# Aim of the exercise
The listing below begins with the first line you should copy; stop after the line containing "const $ = id => document.getElementById(id);", and drop every picture.
== Given information ==
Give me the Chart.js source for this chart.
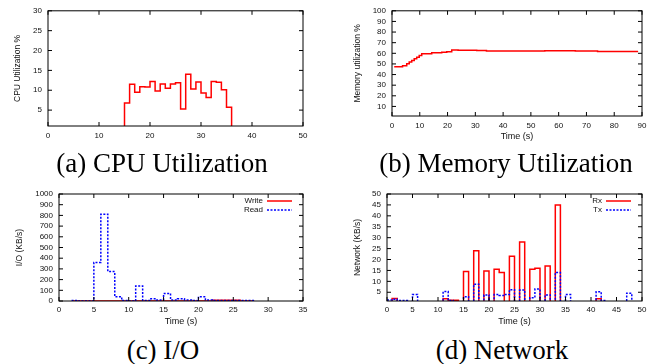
<!DOCTYPE html>
<html>
<head>
<meta charset="utf-8">
<script src="https://cdn.jsdelivr.net/npm/chart.js@4.4.1/dist/chart.umd.min.js"></script>
<style>
  body { margin: 0; background: #fff; width: 657px; height: 364px; position: relative; overflow: hidden; }
  canvas { position: absolute; }
  .cap { position: absolute; font-family: "Liberation Serif", "Times New Roman", serif; font-size: 27px;
         line-height: 27px; white-space: nowrap; transform: translateX(-50%); color: #000; }
</style>
</head>
<body>
<canvas id="cpu" width="330" height="150" style="left:0;top:0"></canvas>
<canvas id="mem" width="327" height="150" style="left:330px;top:0"></canvas>
<canvas id="io" width="330" height="150" style="left:0;top:180px"></canvas>
<canvas id="net" width="327" height="150" style="left:330px;top:180px"></canvas>
<div class="cap" style="left:162px;top:150px">(a) CPU Utilization</div>
<div class="cap" style="left:506px;top:150px">(b) Memory Utilization</div>
<div class="cap" style="left:163px;top:337px">(c) I/O</div>
<div class="cap" style="left:502px;top:337px">(d) Network</div>
<script>
const $ = id => document.getElementById(id);

// (a) CPU - value holds from time[i] to time[i+1]
const cpuTime = [14, 15, 16, 17, 18, 19, 20, 21, 22, 23, 24, 25, 26, 27, 28, 29, 30, 31, 32, 33, 34, 35, 36];
const cpuUtil = [0, 6.8, 11.5, 9.5, 10.9, 10.8, 12.2, 9.8, 11.6, 10.5, 11.6, 11.9, 5.3, 14.0, 10.3, 12.1, 9.3, 8.2, 12.2, 12.0, 10.1, 5.7, 0];
const cpuXTicks = [0, 10, 20, 30, 40, 50];
const cpuYTicks = [5, 10, 15, 20, 25, 30];

// (b) memory
const memTime = [0.8, 3.8, 5.3, 6.2, 7.1, 8.0, 8.9, 9.8, 10.7, 14.3, 17.9, 19.7, 21.5, 23.8, 30.5, 34, 55, 66, 74, 88.6];
const memUtil = [47.4, 48.3, 50.2, 51.7, 53.3, 54.9, 56.4, 57.9, 59.5, 60.5, 61, 61.5, 63, 62.8, 62.6, 62.2, 62.5, 62.2, 61.7, 61.7];
const memXTicks = [0, 10, 20, 30, 40, 50, 60, 70, 80, 90];
const memYTicks = [10, 20, 30, 40, 50, 60, 70, 80, 90, 100];

// (c) I/O
const writeTime = [2, 22, 26, 28];
const writeKBs = [0, 6, 0, 0];
const readTime = [1.8, 2.8, 5, 6, 7, 8, 9, 10, 11, 12, 13, 14, 15, 16, 17, 18, 19, 20, 21, 22, 28];
const readKBs = [5, 0, 360, 810, 275, 40, 5, 0, 140, 5, 20, 10, 70, 10, 20, 10, 5, 40, 10, 5, 0];
const ioXTicks = [0, 5, 10, 15, 20, 25, 30, 35];
const ioYTicks = [0, 100, 200, 300, 400, 500, 600, 700, 800, 900, 1000];

// (d) network
const rxTime = [0, 1, 2, 11, 12, 14, 15, 16, 17, 18, 19, 20, 21, 22, 23, 24, 25, 26, 27, 28, 29, 30, 31, 32, 33, 34, 41, 42, 50];
const rxKBs = [0, 2.2, 0, 2, 1.3, 0, 14.5, 0, 24, 0, 14.7, 0, 15.5, 14, 0, 21.5, 0, 28, 0, 15.5, 16, 0, 17, 0, 45, 0, 2, 0, 0];
const txTime = [0, 1, 2, 4, 5, 6, 11, 12, 13, 15, 16, 17, 18, 19, 20, 21, 22, 23, 24, 25, 26, 27, 28, 29, 30, 31, 32, 33, 34, 35, 36, 41, 42, 43, 47, 48, 50];
const txKBs = [1.5, 1.8, 1.2, 0, 4, 0, 5.3, 1.2, 0, 3, 0, 8.7, 0, 3.8, 0, 4, 3.5, 4, 6.2, 0, 6, 0, 2.5, 6.5, 0, 3.8, 0, 14, 0, 4, 0, 5.2, 1.2, 0, 4.6, 0, 0];
const netXTicks = [0, 5, 10, 15, 20, 25, 30, 35, 40, 45, 50];
const netYTicks = [5, 10, 15, 20, 25, 30, 35, 40, 45, 50];

const toPoints = (xs, ys) => xs.map((x, i) => ({ x, y: ys[i] }));
const sans = 'Liberation Sans, Arial, Helvetica, sans-serif';

// gnuplot style box with inward ticks on all four sides
const frame = {
  id: 'frame',
  afterDraw(chart) {
    const { ctx, chartArea: a, scales } = chart;
    ctx.save();
    ctx.strokeStyle = '#000';
    ctx.lineWidth = 1;
    ctx.strokeRect(a.left, a.top, a.right - a.left, a.bottom - a.top);
    ctx.beginPath();
    scales.x.ticks.forEach(t => {
      const px = scales.x.getPixelForValue(t.value);
      ctx.moveTo(px, a.bottom); ctx.lineTo(px, a.bottom - 4);
      ctx.moveTo(px, a.top); ctx.lineTo(px, a.top + 4);
    });
    scales.y.ticks.forEach(t => {
      const py = scales.y.getPixelForValue(t.value);
      ctx.moveTo(a.left, py); ctx.lineTo(a.left + 4, py);
      ctx.moveTo(a.right, py); ctx.lineTo(a.right - 4, py);
    });
    ctx.stroke();
    ctx.restore();
  }
};

// key in the top right corner: text then line sample
const keyBox = {
  id: 'keyBox',
  afterDraw(chart) {
    const { ctx, chartArea: a } = chart;
    ctx.save();
    ctx.font = '8px ' + sans;
    ctx.textAlign = 'right';
    ctx.textBaseline = 'middle';
    chart.data.datasets.forEach((ds, i) => {
      const y = a.top + 7 + 9 * i;
      ctx.fillStyle = '#111';
      ctx.fillText(ds.label, a.right - 40, y);
      ctx.strokeStyle = ds.borderColor;
      ctx.lineWidth = ds.borderWidth;
      ctx.setLineDash(ds.borderDash || []);
      ctx.beginPath();
      ctx.moveTo(a.right - 36, y);
      ctx.lineTo(a.right - 11, y);
      ctx.stroke();
    });
    ctx.restore();
  }
};

function panel(id, c) {
  return new Chart($(id), {
    type: 'line',
    data: {
      datasets: c.sets.map(s => ({
        label: s.label,
        data: toPoints(s.xs, s.ys),
        stepped: true,
        borderColor: s.color,
        borderWidth: 1.5,
        borderDash: s.dash || [],
        pointRadius: 0,
        fill: false,
        order: s.order || 0
      }))
    },
    options: {
      responsive: false,
      animation: false,
      events: [],
      layout: { padding: c.pad },
      plugins: { legend: { display: false }, tooltip: { enabled: false } },
      scales: {
        x: {
          type: 'linear', min: c.xMin, max: c.xMax,
          grid: { display: false, drawTicks: false }, border: { display: false },
          afterBuildTicks: s => { s.ticks = c.xTicks.map(v => ({ value: v })); },
          afterFit: s => { s.height = c.xH; },
          ticks: { font: { family: sans, size: 8 }, color: '#111', padding: c.xPad, maxRotation: 0, autoSkip: false,
                   callback: v => String(v) },
          title: { display: !!c.xTitle, text: c.xTitle, color: '#111', font: { family: sans, size: 9 }, padding: 0 }
        },
        y: {
          type: 'linear', min: c.yMin, max: c.yMax,
          grid: { display: false, drawTicks: false }, border: { display: false },
          afterBuildTicks: s => { s.ticks = c.yTicks.map(v => ({ value: v })); },
          afterFit: s => { s.width = c.yW; },
          ticks: { font: { family: sans, size: 8 }, color: '#111', padding: 6, autoSkip: false,
                   callback: v => String(v) },
          title: { display: true, text: c.yTitle, color: '#111', font: { family: sans, size: 8.5 }, padding: 0 }
        }
      }
    },
    plugins: c.key ? [frame, keyBox] : [frame]
  });
}

panel('cpu', {
  sets: [{ label: 'CPU', xs: cpuTime, ys: cpuUtil, color: '#ff0000' }],
  xMin: 0, xMax: 50, yMin: 1, yMax: 30, xTicks: cpuXTicks, yTicks: cpuYTicks,
  yTitle: 'CPU Utilization %', xTitle: '',
  pad: { left: 13, right: 27, top: 10, bottom: 0 }, yW: 35, xH: 24, xPad: 5
});

panel('mem', {
  sets: [{ label: 'Memory', xs: memTime, ys: memUtil, color: '#ff0000' }],
  xMin: 0, xMax: 90, yMin: 1, yMax: 100, xTicks: memXTicks, yTicks: memYTicks,
  yTitle: 'Memory utilization %', xTitle: 'Time (s)',
  pad: { left: 23, right: 15, top: 10, bottom: 7.7 }, yW: 39, xH: 26.3, xPad: 4.5
});

panel('io', {
  sets: [
    { label: 'Write', xs: writeTime, ys: writeKBs, color: '#ff0000', order: 1 },
    { label: 'Read', xs: readTime, ys: readKBs, color: '#0000ff', dash: [2, 1.5], order: 0 }
  ],
  xMin: 0, xMax: 35, yMin: 0, yMax: 1000, xTicks: ioXTicks, yTicks: ioYTicks,
  yTitle: 'I/O (KB/s)', xTitle: 'Time (s)', key: true,
  pad: { left: 14.5, right: 27, top: 14, bottom: 2.9 }, yW: 44.5, xH: 26.1, xPad: 3.5
});

panel('net', {
  sets: [
    { label: 'Rx', xs: rxTime, ys: rxKBs, color: '#ff0000', order: 1 },
    { label: 'Tx', xs: txTime, ys: txKBs, color: '#0000ff', dash: [2, 1.5], order: 0 }
  ],
  xMin: 0, xMax: 50, yMin: 1, yMax: 50, xTicks: netXTicks, yTicks: netYTicks,
  yTitle: 'Network (KB/s)', xTitle: 'Time (s)', key: true,
  pad: { left: 23, right: 15, top: 14, bottom: 2.9 }, yW: 34, xH: 26.1, xPad: 3.5
});
</script>
</body>
</html>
===
# Response to this exercise
Give me the Chart.js source for this chart.
<!DOCTYPE html>
<html>
<head>
<meta charset="utf-8">
<script src="https://cdn.jsdelivr.net/npm/chart.js@4.4.1/dist/chart.umd.min.js"></script>
<style>
  body { margin: 0; background: #fff; width: 657px; height: 364px; position: relative; overflow: hidden; }
  canvas { position: absolute; }
  .cap { position: absolute; font-family: "Liberation Serif", "Times New Roman", serif; font-size: 27px;
         line-height: 27px; white-space: nowrap; transform: translateX(-50%); color: #000; }
</style>
</head>
<body>
<canvas id="cpu" width="330" height="150" style="left:0;top:0"></canvas>
<canvas id="mem" width="327" height="150" style="left:330px;top:0"></canvas>
<canvas id="io" width="330" height="150" style="left:0;top:180px"></canvas>
<canvas id="net" width="327" height="150" style="left:330px;top:180px"></canvas>
<div class="cap" style="left:162px;top:150px">(a) CPU Utilization</div>
<div class="cap" style="left:506px;top:150px">(b) Memory Utilization</div>
<div class="cap" style="left:163px;top:337px">(c) I/O</div>
<div class="cap" style="left:502px;top:337px">(d) Network</div>
<script>
const $ = id => document.getElementById(id);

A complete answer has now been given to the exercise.